Monday, May 2, 2011

Facebook: Fun -- but sells few cars

Despite the hype, social media such as Facebook, Twitter and YouTube do little to help dealers sell vehicles.

Just 3 percent of 4,005 new and used car buyers polled last summer said social media influenced their purchase decision, according to a survey by market researcher R.L. Polk & Co. and AutoTrader.com, a car shopping Web site.

"It's amazing that we put so much priority on social media when it's not making us a lot of money," said Kevin Frye, eCommerce director for the nine-store Jeff Wyler Automotive Family in Cincinnati.

Frye said he has experimented for four years with social media -- with little success turning that engagement into sales. He's sticking with it, but he's doubtful that direct vehicle sales will result.

Dealers across the country are racking their brains to understand what social media can do and how much money they should spend on it.

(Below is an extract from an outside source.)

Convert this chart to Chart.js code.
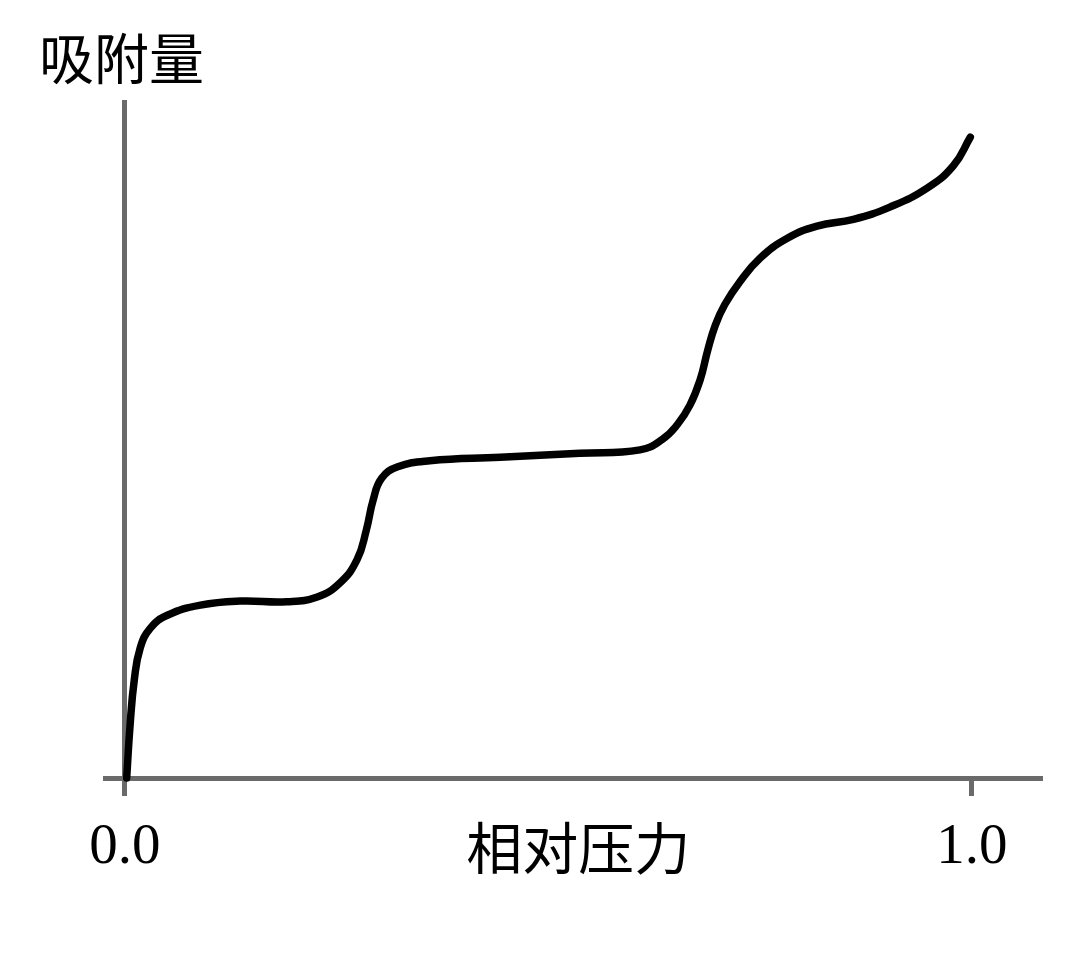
<!DOCTYPE html>
<html>
<head>
<meta charset="utf-8">
<script src="https://cdn.jsdelivr.net/npm/chart.js@4.4.0/dist/chart.umd.min.js"></script>
<style>
    html, body { margin: 0; padding: 0; background: #fff; }
    #wrap { width: 1080px; height: 963px; position: relative; }
</style>
</head>
<body>
<div id="wrap"><canvas id="isotherm"></canvas></div>
<script>
    // --- DATA ---
    const pressure = [0.002, 0.006, 0.011, 0.018, 0.030, 0.050, 0.089, 0.136, 0.191, 0.227,
        0.254, 0.274, 0.285, 0.293, 0.303, 0.322, 0.360, 0.443, 0.537, 0.608,
        0.634, 0.652, 0.667, 0.679, 0.688, 0.697, 0.708, 0.726, 0.750, 0.782,
        0.817, 0.860, 0.903, 0.947, 0.978, 0.998];
    const adsorption = [0.000, 0.078, 0.145, 0.192, 0.221, 0.240, 0.255, 0.261, 0.260, 0.267,
        0.288, 0.322, 0.366, 0.410, 0.442, 0.459, 0.468, 0.473, 0.479, 0.484,
        0.499, 0.521, 0.550, 0.587, 0.631, 0.668, 0.698, 0.732, 0.767, 0.796,
        0.814, 0.824, 0.842, 0.870, 0.903, 0.945];
    const tickValues = [0, 0.535, 1];
    const tickLabels = ['0.0', '相对压力', '1.0'];
    const yTitle = '吸附量';

    const axisGray = '#6a6a6a';
    const serif = '"Liberation Serif", "DejaVu Serif", serif';
    const cjk = '"Noto Sans CJK SC", sans-serif';

    // y axis title drawn top-left
    const yTitlePlugin = {
        id: 'yTitle',
        afterDraw(chart) {
            const ctx = chart.ctx;
            ctx.save();
            ctx.font = '55px ' + cjk;
            ctx.fillStyle = '#000';
            ctx.textBaseline = 'middle';
            ctx.fillText(yTitle, 39, 58);
            ctx.restore();
        }
    };

    const points = pressure.map((p, i) => ({ x: p, y: adsorption[i] }));

    new Chart(document.getElementById('isotherm'), {
        type: 'line',
        data: {
            datasets: [{
                data: points,
                borderColor: '#000',
                borderWidth: 7.5,
                borderCapStyle: 'round',
                borderJoinStyle: 'round',
                pointRadius: 0,
                tension: 0.45,
                fill: false,
                clip: false
            }]
        },
        options: {
            responsive: true,
            maintainAspectRatio: false,
            animation: false,
            layout: { padding: { top: 100, left: 105, right: 40, bottom: 0 } },
            plugins: { legend: { display: false }, tooltip: { enabled: false } },
            scales: {
                x: {
                    type: 'linear',
                    min: -0.0236,
                    max: 1.0803,
                    afterBuildTicks: (scale) => { scale.ticks = tickValues.map(v => ({ value: v })); },
                    afterFit: (scale) => { scale.height = 185; },
                    border: { display: true, color: axisGray, width: 5 },
                    grid: {
                        drawOnChartArea: true,
                        tickLength: 18,
                        lineWidth: 5,
                        color: (c) => (c.tick && c.tick.value === 0) ? axisGray : 'rgba(0,0,0,0)',
                        tickColor: (c) => (c.tick && c.tick.value === 0.535) ? 'rgba(0,0,0,0)' : axisGray,
                        tickWidth: 5
                    },
                    ticks: {
                        autoSkip: false,
                        maxRotation: 0,
                        padding: 18,
                        color: '#000',
                        callback: (value) => tickLabels[tickValues.indexOf(value)],
                        font: (c) => (c.tick && c.tick.value === 0.535)
                            ? { family: cjk, size: 56 }
                            : { family: serif, size: 57 }
                    }
                },
                y: {
                    display: false,
                    min: 0,
                    max: 1
                }
            }
        },
        plugins: [yTitlePlugin]
    });
</script>
</body>
</html>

Many dealers say that social media are good for building relationships and awareness. Many add that that social media's role in auto sales is bound to grow, so dealers need to jump in. On the social sites, dealers can post videos, pictures, blogs, answer questions and converse with customers on various topics.

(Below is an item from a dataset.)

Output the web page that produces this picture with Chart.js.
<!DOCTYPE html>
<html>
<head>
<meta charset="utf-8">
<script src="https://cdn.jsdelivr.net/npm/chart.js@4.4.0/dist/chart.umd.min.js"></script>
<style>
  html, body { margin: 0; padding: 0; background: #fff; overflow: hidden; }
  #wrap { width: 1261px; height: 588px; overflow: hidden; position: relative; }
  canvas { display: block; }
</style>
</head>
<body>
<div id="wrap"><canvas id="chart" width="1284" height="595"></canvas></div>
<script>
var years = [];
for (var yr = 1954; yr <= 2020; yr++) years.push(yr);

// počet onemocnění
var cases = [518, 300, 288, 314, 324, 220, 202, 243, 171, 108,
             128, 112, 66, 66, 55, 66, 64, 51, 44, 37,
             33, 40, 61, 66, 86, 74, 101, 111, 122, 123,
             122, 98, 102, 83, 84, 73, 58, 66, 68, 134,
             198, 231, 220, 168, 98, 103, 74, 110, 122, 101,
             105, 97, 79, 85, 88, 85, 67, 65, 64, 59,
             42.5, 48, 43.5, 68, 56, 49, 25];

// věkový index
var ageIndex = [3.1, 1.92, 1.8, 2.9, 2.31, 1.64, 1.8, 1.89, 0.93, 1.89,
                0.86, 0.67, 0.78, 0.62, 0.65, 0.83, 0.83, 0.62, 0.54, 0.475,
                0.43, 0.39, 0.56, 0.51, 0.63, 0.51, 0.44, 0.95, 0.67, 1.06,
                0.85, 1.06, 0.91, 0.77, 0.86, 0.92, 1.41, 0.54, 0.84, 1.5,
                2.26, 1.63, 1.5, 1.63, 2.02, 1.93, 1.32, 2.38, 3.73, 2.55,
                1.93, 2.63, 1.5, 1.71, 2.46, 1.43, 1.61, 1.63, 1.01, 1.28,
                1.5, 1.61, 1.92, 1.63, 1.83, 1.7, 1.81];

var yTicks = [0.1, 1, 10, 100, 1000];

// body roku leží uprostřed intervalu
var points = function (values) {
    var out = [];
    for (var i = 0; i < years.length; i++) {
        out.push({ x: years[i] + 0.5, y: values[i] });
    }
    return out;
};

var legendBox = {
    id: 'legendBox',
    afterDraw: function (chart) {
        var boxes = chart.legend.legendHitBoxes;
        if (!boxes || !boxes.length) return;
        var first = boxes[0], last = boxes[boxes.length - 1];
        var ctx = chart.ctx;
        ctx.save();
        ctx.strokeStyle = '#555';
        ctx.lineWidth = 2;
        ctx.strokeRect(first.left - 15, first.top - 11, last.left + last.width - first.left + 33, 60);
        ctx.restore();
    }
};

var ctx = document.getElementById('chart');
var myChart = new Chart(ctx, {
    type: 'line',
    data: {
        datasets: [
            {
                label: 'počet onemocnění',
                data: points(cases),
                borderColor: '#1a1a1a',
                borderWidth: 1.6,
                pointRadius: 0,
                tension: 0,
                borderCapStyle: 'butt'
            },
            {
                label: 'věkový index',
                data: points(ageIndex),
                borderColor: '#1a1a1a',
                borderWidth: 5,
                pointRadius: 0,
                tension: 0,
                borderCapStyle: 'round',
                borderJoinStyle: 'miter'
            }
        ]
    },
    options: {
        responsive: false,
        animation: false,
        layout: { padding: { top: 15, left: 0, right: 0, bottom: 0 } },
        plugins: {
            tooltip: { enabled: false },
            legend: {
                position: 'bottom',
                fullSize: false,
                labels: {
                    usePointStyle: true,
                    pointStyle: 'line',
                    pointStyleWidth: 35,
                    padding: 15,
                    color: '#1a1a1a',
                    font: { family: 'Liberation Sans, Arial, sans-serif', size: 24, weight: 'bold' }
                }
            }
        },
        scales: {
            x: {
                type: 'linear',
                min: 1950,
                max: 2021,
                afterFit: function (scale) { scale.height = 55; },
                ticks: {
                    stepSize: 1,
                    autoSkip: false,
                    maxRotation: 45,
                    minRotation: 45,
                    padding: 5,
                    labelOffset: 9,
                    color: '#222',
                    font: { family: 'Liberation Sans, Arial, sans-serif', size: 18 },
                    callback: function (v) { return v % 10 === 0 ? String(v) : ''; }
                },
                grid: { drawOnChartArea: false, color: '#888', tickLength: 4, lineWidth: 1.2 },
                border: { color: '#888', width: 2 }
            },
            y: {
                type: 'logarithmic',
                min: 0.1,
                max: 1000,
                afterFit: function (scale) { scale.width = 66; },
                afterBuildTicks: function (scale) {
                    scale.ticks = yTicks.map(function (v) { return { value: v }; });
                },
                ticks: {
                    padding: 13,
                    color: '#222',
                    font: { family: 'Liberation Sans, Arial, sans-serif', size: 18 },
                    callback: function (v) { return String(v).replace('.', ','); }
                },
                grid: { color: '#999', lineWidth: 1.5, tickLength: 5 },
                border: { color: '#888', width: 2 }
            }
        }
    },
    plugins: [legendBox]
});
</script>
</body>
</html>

And there are modest success stories: For A.J. Maida, director of digital marketing for Papa's Chrysler-Dodge-Jeep-Ram in New Britain, Conn., the returns on his time and money on social media have been good.

Maida said the dealership has been selling up to five vehicles per month from social media contacts since a year ago, when the store started posting more content on Facebook and other sites and monitoring those sites closely.

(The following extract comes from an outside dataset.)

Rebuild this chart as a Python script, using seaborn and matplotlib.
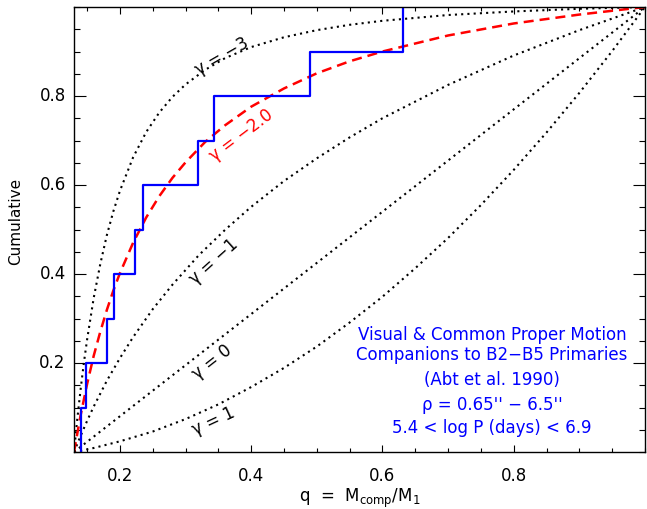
import matplotlib
matplotlib.use("Agg")
import matplotlib.pyplot as plt
import matplotlib.transforms as mtransforms
from matplotlib.ticker import MultipleLocator, FixedLocator
import seaborn as sns

# ---- observed cumulative distribution (blue steps) ----
q_obs = [0.141, 0.149, 0.181, 0.191, 0.223, 0.235, 0.319, 0.343, 0.490, 0.631]
cum_obs = [0.1, 0.2, 0.3, 0.4, 0.5, 0.6, 0.7, 0.8, 0.9, 1.0]

# ---- model curves ----
q_m3 = [0.13, 0.135, 0.14, 0.145, 0.15, 0.16, 0.17, 0.18, 0.19, 0.20, 0.22, 0.24, 0.26,
        0.28, 0.30, 0.33, 0.36, 0.40, 0.45, 0.50, 0.55, 0.60, 0.70, 0.80, 0.90, 1.00]
F_m3 = [0.0, 0.074, 0.140, 0.200, 0.253, 0.346, 0.422, 0.487, 0.541, 0.587, 0.662, 0.719, 0.763,
        0.798, 0.826, 0.859, 0.885, 0.910, 0.932, 0.948, 0.960, 0.969, 0.982, 0.990, 0.996, 1.0]

q_m2 = [0.13, 0.14, 0.15, 0.16, 0.17, 0.18, 0.19, 0.20, 0.22, 0.24, 0.26, 0.28, 0.30,
        0.33, 0.36, 0.40, 0.45, 0.50, 0.55, 0.60, 0.70, 0.80, 0.90, 1.00]
F_m2 = [0.0, 0.082, 0.153, 0.216, 0.270, 0.319, 0.363, 0.402, 0.470, 0.527, 0.575, 0.616, 0.651,
        0.697, 0.734, 0.776, 0.817, 0.851, 0.878, 0.900, 0.936, 0.963, 0.983, 1.0]

q_m1 = [0.13, 0.14, 0.15, 0.16, 0.18, 0.20, 0.22, 0.25, 0.28, 0.32, 0.36, 0.40, 0.45,
        0.50, 0.55, 0.60, 0.70, 0.80, 0.90, 1.00]
F_m1 = [0.0, 0.036, 0.070, 0.102, 0.160, 0.211, 0.258, 0.321, 0.376, 0.442, 0.499, 0.551, 0.609,
        0.660, 0.707, 0.750, 0.825, 0.891, 0.948, 1.0]

q_0 = [0.13, 0.40, 0.70, 1.00]
F_0 = [0.0, 0.310, 0.655, 1.0]

q_p1 = [0.13, 0.16, 0.20, 0.25, 0.30, 0.35, 0.40, 0.45, 0.50, 0.55, 0.60, 0.65, 0.70,
        0.75, 0.80, 0.85, 0.90, 0.95, 1.00]
F_p1 = [0.0, 0.009, 0.024, 0.046, 0.074, 0.107, 0.146, 0.189, 0.237, 0.291, 0.349, 0.413, 0.481,
        0.555, 0.634, 0.718, 0.807, 0.901, 1.0]

x_ticks = [0.2, 0.4, 0.6, 0.8]
y_ticks = [0.2, 0.4, 0.6, 0.8]

box_lines = ["Visual & Common Proper Motion",
             "Companions to B2\u2212B5 Primaries",
             "(Abt et al. 1990)",
             "\u03c1 = 0.65'' \u2212 6.5''",
             "5.4 < log P (days) < 6.9"]

sns.set_style("ticks")
plt.rcParams["font.family"] = ["DejaVu Sans"]
plt.rcParams["axes.linewidth"] = 1.0
for k in ["text.color", "axes.labelcolor", "xtick.color", "ytick.color", "axes.edgecolor"]:
    plt.rcParams[k] = "black"

fig = plt.figure(figsize=(6.47, 5.10), dpi=100)
ax = fig.add_axes([74 / 647, 57 / 510, 571 / 647, 445 / 510])

dot = dict(color="black", linewidth=1.5, linestyle=(0, (1, 2.0)), estimator=None, sort=False, ax=ax)
sns.lineplot(x=q_m3, y=F_m3, **dot)
sns.lineplot(x=q_m1, y=F_m1, **dot)
sns.lineplot(x=q_0, y=F_0, **dot)
sns.lineplot(x=q_p1, y=F_p1, **dot)

sns.lineplot(x=q_m2, y=F_m2, color="#ff0000", linewidth=1.8, linestyle=(0, (4, 2.4)),
             estimator=None, sort=False, ax=ax)

sns.lineplot(x=[q_obs[0]] + q_obs, y=[0.0] + cum_obs, color="#0000ff", linewidth=1.6,
             drawstyle="steps-post", estimator=None, sort=False, ax=ax)

ax.set_xlim(0.13, 1.0)
ax.set_ylim(0.0, 1.0)
ax.xaxis.set_major_locator(FixedLocator(x_ticks))
ax.yaxis.set_major_locator(FixedLocator(y_ticks))
ax.xaxis.set_minor_locator(MultipleLocator(0.05))
ax.yaxis.set_minor_locator(MultipleLocator(0.05))
ax.set_xticklabels([f"{v:.1f}" for v in x_ticks])
ax.set_yticklabels([f"{v:.1f}" for v in y_ticks])

ax.tick_params(which="both", direction="in", top=True, right=True, color="black",
               labelcolor="black", width=0.8)
ax.tick_params(axis="x", which="major", length=5, pad=10, labelsize=12)
ax.tick_params(axis="x", which="minor", length=3)
ax.tick_params(axis="y", which="major", length=8.5, pad=6, labelsize=12)
ax.tick_params(axis="y", which="minor", length=4.3)
for lab in ax.get_yticklabels():
    lab.set_transform(lab.get_transform() + mtransforms.ScaledTranslation(0, 2.5 / 72, fig.dpi_scale_trans))

for s in ax.spines.values():
    s.set_color("black")

ax.set_xlabel(r"q  =  M$_{\mathregular{comp}}$/M$_{\mathregular{1}}$", fontsize=12, color="black")
ax.xaxis.set_label_coords(0.5, -0.077)
ax.set_ylabel("Cumulative", fontsize=11, color="black")
ax.yaxis.set_label_coords(-0.089, 0.52)

# curve labels
ax.text(0.355, 0.890, "\u03b3 = \u22123", rotation=30, ha="center", va="center", fontsize=12, color="black")
ax.text(0.385, 0.713, "\u03b3 = \u22122.0", rotation=37, ha="center", va="center", fontsize=12, color="#ff0000")
ax.text(0.343, 0.429, "\u03b3 = \u22121", rotation=42, ha="center", va="center", fontsize=12, color="black")
ax.text(0.340, 0.2045, "\u03b3 = 0", rotation=38, ha="center", va="center", fontsize=12, color="black")
ax.text(0.342, 0.072, "\u03b3 = 1", rotation=25, ha="center", va="center", fontsize=12, color="black")

# annotation box
box_y = [0.254, 0.209, 0.153, 0.0966, 0.045]
for txt, yy in zip(box_lines, box_y):
    ax.text(0.767, yy, txt, ha="center", va="baseline", fontsize=12, color="#0000ff")

fig.savefig("out.png", dpi=100)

But five per month is still only 3 percent of his annual sales. Papa's, in the Hartford area since 1947, sold about 2,000 new and used vehicles in 2010, Maida said.

Depressingly small'

Evidence that few buyers are influenced by social media is buttressed by another study. Dataium, which monitors auto-shopping habits online, tracked 1.5 million auto shoppers by watching the Web sites that they visited. Of those shoppers, just 9,400 linked to a dealer Web site directly from a social media site.

Just six of those 9,400 shoppers sent a message to the dealer asking for a follow-up, said Jason Ezell, president and co-founder of Dataium.